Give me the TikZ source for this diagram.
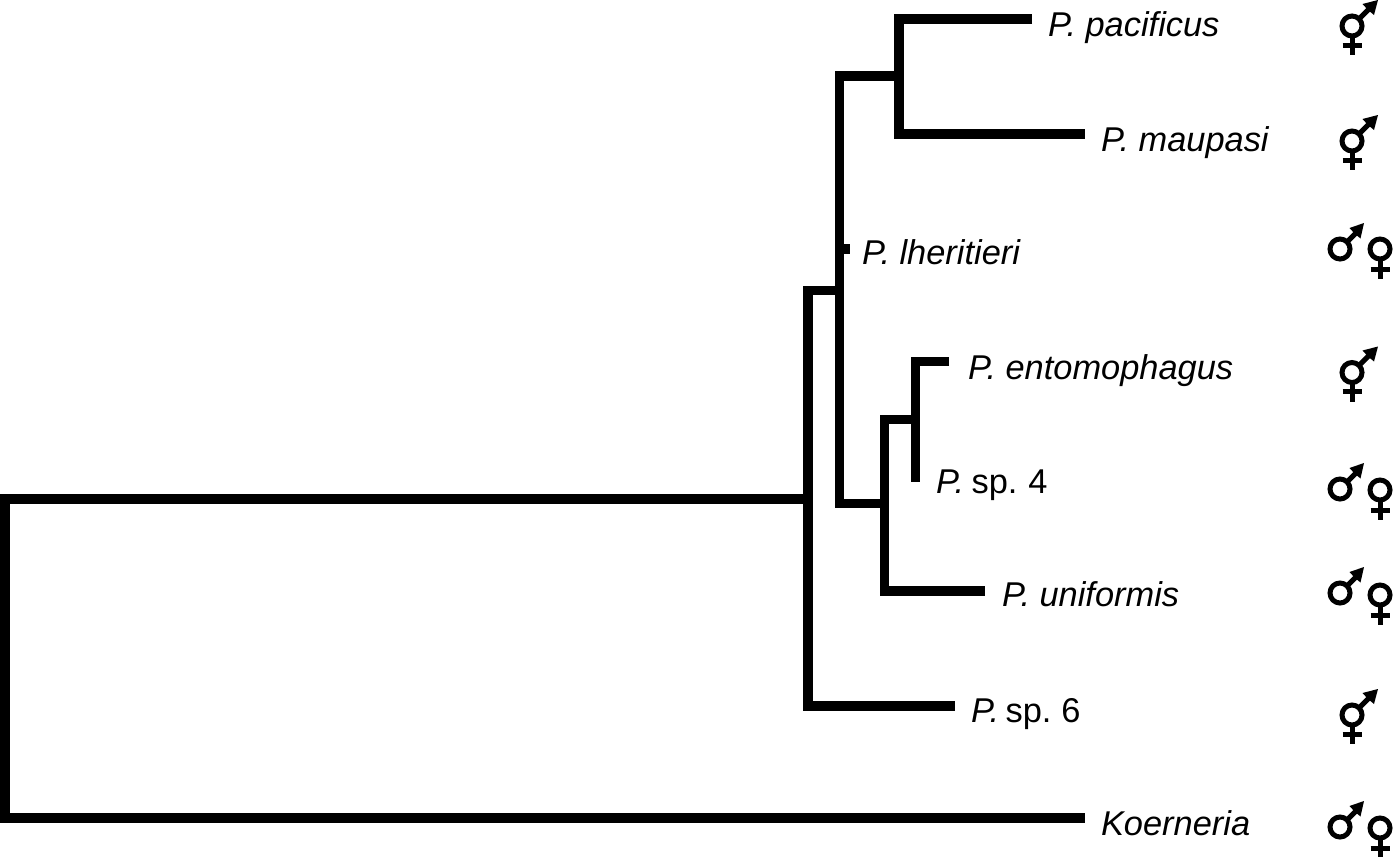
\documentclass[tikz,border=0pt]{standalone}
\usepackage{fontspec}
\setmainfont{Liberation Sans}
\tikzset{
  branch/.style={line width=9.4pt,line cap=butt,line join=miter,black},
  rootbranch/.style={line width=10pt,line cap=butt,line join=miter,black},
  taxon/.style={anchor=base west,inner sep=0pt,outer sep=0pt,font=\fontsize{34.4}{40}\selectfont,text=black},
  symline/.style={line width=5pt,black,line cap=butt},
  herm/.pic={
    \draw[symline] (0,0) circle (10);
    \draw[symline] (0,10) -- (0,29);
    \draw[symline] (-9.5,19) -- (9.5,19);
    \draw[symline] (7,-7) -- (18,-18);
    \fill[black] (26,-26) -- (10.5,-22) -- (16,-16) -- (22,-11) -- cycle;
  },
  malesym/.pic={
    \draw[symline] (0,0) circle (10);
    \draw[symline] (7,-7) -- (16,-16);
    \fill[black] (24,-26) -- (9.5,-21) -- (15,-15) -- (20.5,-10.5) -- cycle;
  },
  femalesym/.pic={
    \draw[symline] (0,0) circle (10);
    \draw[symline] (0,10) -- (0,30);
    \draw[symline] (-9.5,20.5) -- (9.5,20.5);
  }
}
\begin{document}
\begin{tikzpicture}[x=1pt,y=-1pt]
\useasboundingbox (0,0) rectangle (1393,857);
% taxa
\node[taxon] (pac) at (1048,36) {\itshape P. pacificus};
\node[taxon] (mau) at (1101,151) {\itshape P. maupasi};
\node[taxon] (lhe) at (862,264) {\itshape P. lheritieri};
\node[taxon] (ent) at (968,379) {\itshape P. entomophagus};
\node[taxon] (sp4) at (936,493) {\textit{P.}\hspace{-2pt} sp.\hspace{-2pt} 4};
\node[taxon] (uni) at (1002,606) {\itshape P. uniformis};
\node[taxon] (sp6) at (971,722) {\textit{P.}\hspace{-3pt} sp.\hspace{-3pt} 6};
\node[taxon] (koe) at (1101,835) {\itshape Koerneria};
% tips
\coordinate (tpac) at (1032,19);
\coordinate (tmau) at (1085,134);
\coordinate (tlhe) at (850,249);
\coordinate (tent) at (949,361.5);
\coordinate (tsp4) at (915.5,482);
\coordinate (tuni) at (985,591);
\coordinate (tsp6) at (955,706);
\coordinate (tkoe) at (1085,818);
% internal nodes
\coordinate (n1) at (899,76);
\coordinate (n2) at (915.5,419.5);
\coordinate (n3) at (884.5,503.5);
\coordinate (n4) at (839.5,290.5);
\coordinate (n5) at (808,499);
\coordinate (root) at (5,499);
% branches
\draw[branch] (tpac) -- (899,19) -- (899,134) -- (tmau);
\draw[branch] (n1) -- (839.5,76) -- (839.5,503.5) -- (n3);
\draw[branch] (839.5,249) -- (tlhe);
\draw[branch] (tent) -- (915.5,361.5) -- (tsp4);
\draw[branch] (n2) -- (884.5,419.5) -- (884.5,591) -- (tuni);
\draw[branch] (n4) -- (808,290.5) -- (808,706) -- (tsp6);
\draw[rootbranch] (n5) -- (root) -- (5,818) -- (tkoe);
% symbols
\pic (s1) at (1352,26) {herm};
\pic (s2) at (1352,141) {herm};
\pic (s3m) at (1340,249) {malesym};
\pic (s3f) at (1380,249) {femalesym};
\pic (s4) at (1352,372.5) {herm};
\pic (s5m) at (1340,489) {malesym};
\pic (s5f) at (1380,490) {femalesym};
\pic (s6m) at (1340,593) {malesym};
\pic (s6f) at (1380,595) {femalesym};
\pic (s7) at (1352,715) {herm};
\pic (s8m) at (1340,827) {malesym};
\pic (s8f) at (1380,828) {femalesym};
\end{tikzpicture}
\end{document}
·····
* SHORT EXERCISE
Repeat the listing verbatim. Skip the pictures.

* REPLY
Give me the TikZ source for this diagram.
\documentclass[tikz,border=0pt]{standalone}
\usepackage{fontspec}
\setmainfont{Liberation Sans}
\tikzset{
  branch/.style={line width=9.4pt,line cap=butt,line join=miter,black},
  rootbranch/.style={line width=10pt,line cap=butt,line join=miter,black},
  taxon/.style={anchor=base west,inner sep=0pt,outer sep=0pt,font=\fontsize{34.4}{40}\selectfont,text=black},
  symline/.style={line width=5pt,black,line cap=butt},
  herm/.pic={
    \draw[symline] (0,0) circle (10);
    \draw[symline] (0,10) -- (0,29);
    \draw[symline] (-9.5,19) -- (9.5,19);
    \draw[symline] (7,-7) -- (18,-18);
    \fill[black] (26,-26) -- (10.5,-22) -- (16,-16) -- (22,-11) -- cycle;
  },
  malesym/.pic={
    \draw[symline] (0,0) circle (10);
    \draw[symline] (7,-7) -- (16,-16);
    \fill[black] (24,-26) -- (9.5,-21) -- (15,-15) -- (20.5,-10.5) -- cycle;
  },
  femalesym/.pic={
    \draw[symline] (0,0) circle (10);
    \draw[symline] (0,10) -- (0,30);
    \draw[symline] (-9.5,20.5) -- (9.5,20.5);
  }
}
\begin{document}
\begin{tikzpicture}[x=1pt,y=-1pt]
\useasboundingbox (0,0) rectangle (1393,857);
% taxa
\node[taxon] (pac) at (1048,36) {\itshape P. pacificus};
\node[taxon] (mau) at (1101,151) {\itshape P. maupasi};
\node[taxon] (lhe) at (862,264) {\itshape P. lheritieri};
\node[taxon] (ent) at (968,379) {\itshape P. entomophagus};
\node[taxon] (sp4) at (936,493) {\textit{P.}\hspace{-2pt} sp.\hspace{-2pt} 4};
\node[taxon] (uni) at (1002,606) {\itshape P. uniformis};
\node[taxon] (sp6) at (971,722) {\textit{P.}\hspace{-3pt} sp.\hspace{-3pt} 6};
\node[taxon] (koe) at (1101,835) {\itshape Koerneria};
% tips
\coordinate (tpac) at (1032,19);
\coordinate (tmau) at (1085,134);
\coordinate (tlhe) at (850,249);
\coordinate (tent) at (949,361.5);
\coordinate (tsp4) at (915.5,482);
\coordinate (tuni) at (985,591);
\coordinate (tsp6) at (955,706);
\coordinate (tkoe) at (1085,818);
% internal nodes
\coordinate (n1) at (899,76);
\coordinate (n2) at (915.5,419.5);
\coordinate (n3) at (884.5,503.5);
\coordinate (n4) at (839.5,290.5);
\coordinate (n5) at (808,499);
\coordinate (root) at (5,499);
% branches
\draw[branch] (tpac) -- (899,19) -- (899,134) -- (tmau);
\draw[branch] (n1) -- (839.5,76) -- (839.5,503.5) -- (n3);
\draw[branch] (839.5,249) -- (tlhe);
\draw[branch] (tent) -- (915.5,361.5) -- (tsp4);
\draw[branch] (n2) -- (884.5,419.5) -- (884.5,591) -- (tuni);
\draw[branch] (n4) -- (808,290.5) -- (808,706) -- (tsp6);
\draw[rootbranch] (n5) -- (root) -- (5,818) -- (tkoe);
% symbols
\pic (s1) at (1352,26) {herm};
\pic (s2) at (1352,141) {herm};
\pic (s3m) at (1340,249) {malesym};
\pic (s3f) at (1380,249) {femalesym};
\pic (s4) at (1352,372.5) {herm};
\pic (s5m) at (1340,489) {malesym};
\pic (s5f) at (1380,490) {femalesym};
\pic (s6m) at (1340,593) {malesym};
\pic (s6f) at (1380,595) {femalesym};
\pic (s7) at (1352,715) {herm};
\pic (s8m) at (1340,827) {malesym};
\pic (s8f) at (1380,828) {femalesym};
\end{tikzpicture}
\end{document}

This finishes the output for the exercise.